「世話する」は、英語では「take care of」「look after」という語で表現されます。
「take care of」については、「take」と「care」の2つの語の意味から考えていくことができます。まず「take」というのは「目の前に与えられた選択肢の中から自らの意志で手を伸ばして取る」という意味で使われる動詞です。また「care」は「自分の内側にある意識を、自分の外側にある事物に飛ばすこと」の意を表します。これをまとめると、自分の周りにたくさんの「care」の対象物があったとして、そこから1つを選んで「take」する、ということを表しているのが「take care of」ということになります。

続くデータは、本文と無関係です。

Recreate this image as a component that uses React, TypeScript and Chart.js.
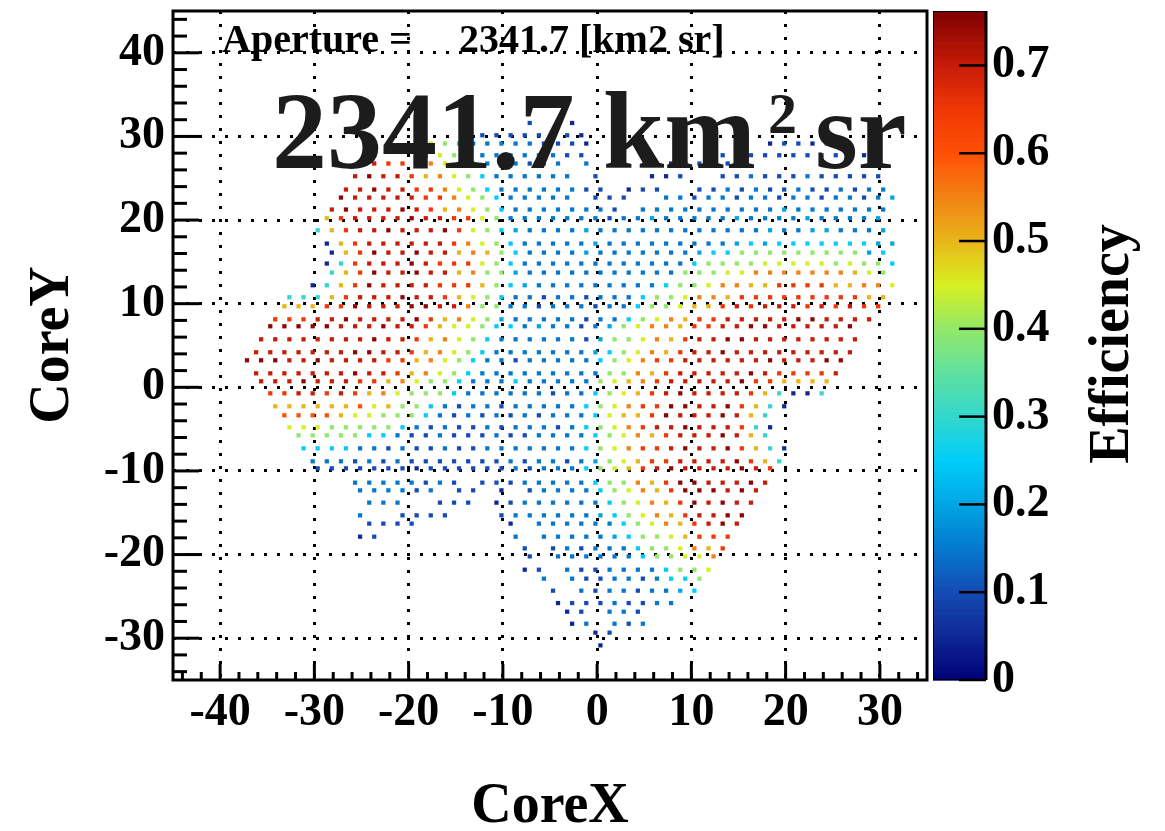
import React, { useEffect, useRef } from 'react';
import { Chart, registerables } from 'chart.js';

Chart.register(...registerables);

// ---------------- data ----------------
const X_TICKS = [-40, -30, -20, -10, 0, 10, 20, 30];
const Y_TICKS = [-30, -20, -10, 0, 10, 20, 30, 40];
const Z_TICKS = [0, 0.1, 0.2, 0.3, 0.4, 0.5, 0.6, 0.7];
const X_RANGE = [-45, 35];
const Y_RANGE = [-35, 45];
const Z_MAX = 0.762;
const APERTURE = '2341.7';
const LATTICE_PITCH = 1.5; // CoreX spacing between neighbouring cells of a row

// CoreY of each row of filled cells (top to bottom)
const ROW_Y = [
  31.61, 30.14, 29.15, 27.75, 26.76, 25.24, 23.65, 22.69, 21.26, 20.22,
  18.78, 17.19, 16.11, 14.8, 13.72, 12.2, 10.77, 9.69, 8.13, 7.3,
  5.74, 4.19, 3.23, 1.67, 0.72, -0.72, -2.27, -3.35, -4.78, -5.74,
  -7.3, -8.85, -9.69, -11.4, -12.32, -13.79, -15.31, -16.3, -17.86, -19.26,
  -20.22, -21.81, -22.88, -24.32, -25.8, -26.83, -28.27, -29.34, -30.86,
];

// CoreX of lattice site 0 of each row
const ROW_X0 = [
  -37.15, -36.18, -37.15, -36.18, -37.15, -36.18, -37.15, -36.18, -37.15, -36.18,
  -37.15, -36.18, -37.15, -36.18, -37.15, -36.18, -37.15, -36.18, -37.15, -36.18,
  -37.15, -36.18, -37.15, -36.18, -37.15, -36.18, -37.15, -36.18, -37.15, -36.18,
  -37.15, -36.18, -37.15, -36.18, -37.15, -36.18, -37.15, -36.18, -37.15, -36.18,
  -37.15, -36.18, -37.15, -36.18, -37.15, -36.18, -37.15, -36.18, -37.15,
];

// first lattice site used by each row
const ROW_FIRST = [
  20, 16, 13, 12, 8, 7, 7, 6, 6, 5,
  5, 5, 6, 5, 6, 4, 3, 2, 2, 1,
  1, 0, 0, 0, 1, 1, 2, 2, 3, 3,
  4, 4, 5, 7, 8, 8, 8, 8, 8, 19,
  20, 19, 21, 21, 22, 22, 23, 24, 25,
];

// efficiency of each cell: hex digit x 0.05, '.' = empty bin
const ROW_CODES = [
  '2.21',
  '22222.21',
  '985333332221............122121',
  'C98433333322........122222222221',
  'EEDDAB985333233.3.....12222',
  'EFEEDAB985333333.2...112..223222322222',
  'EEFEEDDB98533333322.122..22323223223233',
  'FEEEEEDDB98533333.222..33233233233233234',
  'EFEEEFEDAB98533333332.333333333343333333',
  'ADEEEEFEEDD98333333323343333343333433334',
  '6ADEEFEEEFD985433334333333333333433443334',
  '1ADEEEEEEDB985333334333333333454555555544',
  '1ADFEEFEEABA8533334333333345588888888845',
  '16DEEEFEDDD985333333333333588889999989885',
  '6ADFEEFEEAB8843333333333388899BBBBBBBA98',
  '16ADFEEEEDDDA8543333333335889BBAADDDDAABB9',
  '666ADEEEFEEDA9853323323335889BBADDDDDDDDDAA',
  'AAADDFEEEFFEEB883323332335889AADEDEEEDEDEDD',
  'DDDEEFEEEEFDAB98433333233589BADDEEEEEFFEEEE',
  'FFFFFEEEFEEDA99855343323489BBADDEEFFEEEEEF',
  'EEEEEEEEFEEDAB98533333324889BADEEFFEEEEEEEE',
  'EEEEEEEFFEEDAB98533333334589BADEEFEEEEEEEEE',
  'FFFEEFEEEEDDAB98533233333589BDDEEEEEEFEEEFF',
  'EEEEEEEFEEDAB98533333333388BADEEEEEFEDDDDE',
  'EEEFEEEDDAB988533353333389ABDEEEEEFDDAAAA',
  'DDEEDEDAB98885333333233589ADEFEEEEDA6116',
  'AAAAAAC9A8853233233333589BDDFFEEFDA61',
  'CCCCA9988853232323233359AADFEEEFEA6',
  '999888885323223233323589BDEEFEEED61',
  '888885532232223223333589BADEEEFEA6',
  '55553323223223333333589BDDEFEEFDA61',
  '33323232222222323323489ADDEEEEFDA6',
  '2222222122222232333589ADEFEEEEFED',
  '33333232.22233333588BADFFEEEFE',
  '333323.22.1.23333589BADFFFEFE',
  '333..222.12333333589BADFEFEE',
  '3..2222...23333334589BADEEFF',
  '2222......1.333333589BADEFE',
  '12.........3.3333345889ADDD',
  '2.2323335889BAD',
  '2.33333358899B',
  '12.32233335889',
  '3.3223323558',
  '2.323323345',
  '122232233',
  '12.332',
  '13.323',
  '12',
  '1',
];

// ---------------- style ----------------
const SERIF = "'Liberation Serif', 'Times New Roman', 'DejaVu Serif', serif";
const PALETTE: number[][] = [
  [0.0, 0, 0, 120],
  [0.05, 15, 40, 150],
  [0.1, 20, 75, 180],
  [0.15, 5, 120, 205],
  [0.2, 0, 165, 228],
  [0.25, 0, 205, 250],
  [0.3, 50, 215, 205],
  [0.35, 95, 225, 160],
  [0.4, 145, 232, 105],
  [0.45, 215, 240, 35],
  [0.5, 232, 182, 25],
  [0.55, 242, 130, 20],
  [0.6, 255, 80, 5],
  [0.65, 240, 55, 5],
  [0.7, 200, 28, 8],
  [0.762, 128, 0, 0],
];

function effColor(v: number): string {
  const p = PALETTE;
  if (v <= p[0][0]) return `rgb(${p[0][1]},${p[0][2]},${p[0][3]})`;
  for (let i = 1; i < p.length; i++) {
    if (v <= p[i][0]) {
      const a = p[i - 1];
      const b = p[i];
      const t = (v - a[0]) / (b[0] - a[0]);
      const r = Math.round(a[1] + (b[1] - a[1]) * t);
      const g = Math.round(a[2] + (b[2] - a[2]) * t);
      const bl = Math.round(a[3] + (b[3] - a[3]) * t);
      return `rgb(${r},${g},${bl})`;
    }
  }
  const l = p[p.length - 1];
  return `rgb(${l[1]},${l[2]},${l[3]})`;
}

function zeroPadding(s: any) {
  s.paddingTop = 0;
  s.paddingBottom = 0;
  s.paddingLeft = 0;
  s.paddingRight = 0;
}

const overlayPlugin = {
  id: 'rootOverlay',
  afterDraw(chart: any) {
    const { ctx, chartArea: ca, scales } = chart;
    const xs = scales.x;
    const ys = scales.y;
    const zs = scales.z;
    ctx.save();

    // colour bar
    const barL = ca.right + 6;
    const barR = ca.right + 59;
    const N = 300;
    for (let i = 0; i < N; i++) {
      const v0 = (Z_MAX * i) / N;
      const v1 = (Z_MAX * (i + 1)) / N;
      const yA = zs.getPixelForValue(v0);
      const yB = zs.getPixelForValue(v1);
      ctx.fillStyle = effColor((v0 + v1) / 2);
      ctx.fillRect(barL, yB, barR - barL, yA - yB + 0.7);
    }
    ctx.strokeStyle = '#000';
    ctx.lineWidth = 1;
    ctx.strokeRect(barL + 0.5, ca.top + 0.5, barR - barL - 1, ca.bottom - ca.top - 1);
    ctx.lineWidth = 3;
    ctx.beginPath();
    ctx.moveTo(barR, ca.top);
    ctx.lineTo(barR, ca.bottom);
    ctx.stroke();
    ctx.lineWidth = 2.5;
    Z_TICKS.forEach((v) => {
      const y = zs.getPixelForValue(v);
      ctx.beginPath();
      ctx.moveTo(barR - 27, y);
      ctx.lineTo(barR, y);
      ctx.stroke();
    });

    // frame
    ctx.lineWidth = 3;
    ctx.strokeRect(ca.left, ca.top, ca.right - ca.left, ca.bottom - ca.top);

    // inward ticks (major every 10, minor every 2)
    ctx.lineWidth = 3;
    for (let v = Y_RANGE[0] + 1; v < Y_RANGE[1]; v += 2) {
      const y = ys.getPixelForValue(v);
      const len = v % 10 === 0 ? 26 : 14;
      ctx.beginPath();
      ctx.moveTo(ca.left, y);
      ctx.lineTo(ca.left + len, y);
      ctx.stroke();
    }
    for (let v = X_RANGE[0] + 1; v < X_RANGE[1]; v += 2) {
      const x = xs.getPixelForValue(v);
      const len = v % 10 === 0 ? 16 : 8;
      ctx.beginPath();
      ctx.moveTo(x, ca.bottom);
      ctx.lineTo(x, ca.bottom - len);
      ctx.stroke();
    }

    // aperture statement
    ctx.fillStyle = '#000';
    ctx.textAlign = 'left';
    ctx.textBaseline = 'alphabetic';
    ctx.font = `bold 40px ${SERIF}`;
    ctx.fillText('Aperture =', 222, 52);
    ctx.fillText(`${APERTURE} [km2 sr]`, 459, 52);

    // big label
    ctx.fillStyle = '#1c1c1c';
    ctx.font = `bold 110px ${SERIF}`;
    ctx.fillText(APERTURE, 272, 168);
    ctx.fillText('km', 603, 168);
    ctx.font = `bold 58px ${SERIF}`;
    ctx.fillText('2', 768, 133);
    ctx.font = `bold 110px ${SERIF}`;
    ctx.fillText('sr', 815, 168);

    // axis titles
    ctx.fillStyle = '#000';
    ctx.font = `bold 56px ${SERIF}`;
    ctx.textAlign = 'center';
    ctx.fillText('CoreX', 550, 822);
    ctx.save();
    ctx.translate(68, 345);
    ctx.rotate(-Math.PI / 2);
    ctx.fillText('CoreY', 0, 0);
    ctx.restore();
    ctx.save();
    ctx.translate(1128, 344);
    ctx.rotate(-Math.PI / 2);
    ctx.fillText('Efficiency', 0, 0);
    ctx.restore();

    ctx.restore();
  },
};

export default function App() {
  const canvasRef = useRef<HTMLCanvasElement | null>(null);

  useEffect(() => {
    document.body.style.margin = '0';
    const canvas = canvasRef.current;
    if (!canvas) return;

    const points: { x: number; y: number }[] = [];
    const values: number[] = [];
    ROW_CODES.forEach((codes, r) => {
      for (let k = 0; k < codes.length; k++) {
        const ch = codes[k];
        if (ch === '.') continue;
        points.push({ x: ROW_X0[r] + LATTICE_PITCH * (ROW_FIRST[r] + k), y: ROW_Y[r] });
        values.push(parseInt(ch, 16) * 0.05);
      }
    });
    const colors = values.map(effColor);

    const tickFont = { family: SERIF, size: 46, weight: 'bold' as const };

    const chart = new Chart(canvas, {
      type: 'scatter',
      data: {
        datasets: [
          {
            data: points,
            pointStyle: 'rect',
            pointRadius: 3,
            pointHoverRadius: 3,
            pointBorderWidth: 0,
            backgroundColor: colors,
            pointBackgroundColor: colors,
            showLine: false,
          } as any,
        ],
      },
      options: {
        animation: false,
        responsive: false,
        maintainAspectRatio: false,
        events: [],
        layout: { padding: { top: 11, left: 0, right: 0, bottom: 0 } },
        plugins: {
          legend: { display: false },
          tooltip: { enabled: false },
          title: { display: false },
        },
        scales: {
          x: {
            type: 'linear',
            position: 'bottom',
            min: X_RANGE[0],
            max: X_RANGE[1],
            z: 1,
            afterFit: (s: any) => {
              s.height = 151;
              zeroPadding(s);
            },
            afterBuildTicks: (s: any) => {
              s.ticks = X_TICKS.map((v) => ({ value: v }));
            },
            ticks: {
              autoSkip: false,
              maxRotation: 0,
              minRotation: 0,
              color: '#000',
              font: tickFont,
              padding: 6,
              callback: (v: any) => String(v),
            },
            grid: { color: '#000', lineWidth: 3, drawTicks: false },
            border: { display: false, dash: [3, 10] },
          } as any,
          y: {
            type: 'linear',
            position: 'left',
            min: Y_RANGE[0],
            max: Y_RANGE[1],
            z: 1,
            afterFit: (s: any) => {
              s.width = 173;
              zeroPadding(s);
            },
            afterBuildTicks: (s: any) => {
              s.ticks = Y_TICKS.map((v) => ({ value: v }));
            },
            ticks: {
              autoSkip: false,
              color: '#000',
              font: tickFont,
              padding: 8,
              callback: (v: any) => String(v),
            },
            grid: { color: '#000', lineWidth: 3, drawTicks: false },
            border: { display: false, dash: [3, 10] },
          } as any,
          z: {
            type: 'linear',
            position: 'right',
            min: 0,
            max: Z_MAX,
            afterFit: (s: any) => {
              s.width = 238;
              zeroPadding(s);
            },
            afterBuildTicks: (s: any) => {
              s.ticks = Z_TICKS.map((v) => ({ value: v }));
            },
            ticks: {
              autoSkip: false,
              color: '#000',
              font: tickFont,
              padding: 65,
              callback: (v: any) => (v === 0 ? '0' : Number(v).toFixed(1)),
            },
            grid: { display: false, drawTicks: false },
            border: { display: false },
          } as any,
        },
      },
      plugins: [overlayPlugin],
    });

    return () => {
      chart.destroy();
    };
  }, []);

  return (
    <div style={{ width: 1165, height: 831, overflow: 'hidden' }}>
      <style>{'body{margin:0;}'}</style>
      <canvas ref={canvasRef} width={1165} height={831} style={{ display: 'block' }} />
    </div>
  );
}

例えば、自分の身の回りに「A」「B」「C」といった3つの事柄があったとします。それら全てに意識を向けることは難しいので、1つだけ、例えば「B」だけを選んで、それに意識を向けることにしたとします。そのような時に「I will take care of B.」のように表現するわけです。つまり「take care of 〜」というのは、言い換えるならば「〜に意識を向けるようにする」という意味になり、それがひいては「世話する」という日本語で表現されるということになります。
一方、「look after」は、文字通りに解釈すれば「〜の後ろに目をやる」ということになります。例えば、自分の目の前を歩く人がいて、その人が何かを落としたりしていないか、忘れ物をしていないか、ということに注意しながら目を向けておく、という喩えから「〜を世話する」という意味に派生したものと考えられます。
つまり「take care of」の場合は「複数の選択肢の中から1つを選び、それに自分の意識を向ける→気にかける→世話する」という意味であり、「look after」の場合は「何者かの後を追いかけながら、その後ろに目を向ける→世話する」という意味だと言えます。
一般に、「take care of」よりも「look after」の方が「弱者」や「困っている人」を対象として「直接的に世話する」という場合に使われる傾向があります。例えば、家族が病気になった時に「看病する」という意味の場合は「I will look after him.」のように表現されます。
一方、「take care of」の場合は、対象となるものとの距離があるようなイメージで「間接的に世話する」の意となります。従って、家族が病気になった時に「I will take care of him.」と行ってしまうと、自分で世話するのではなく、「入院のための病院を探す」のような意味に受け取られてしまう可能性があります。
まとめると、「take care of」と「look after」はどちらも「世話する」という意味になりますが、「take care of」は「間接的に、時には冷静な態度で世話する」という意味合いが含まれ、「look after」は「直接的にかつ献身的に世話する」という意味合いが含まれる、ということになります。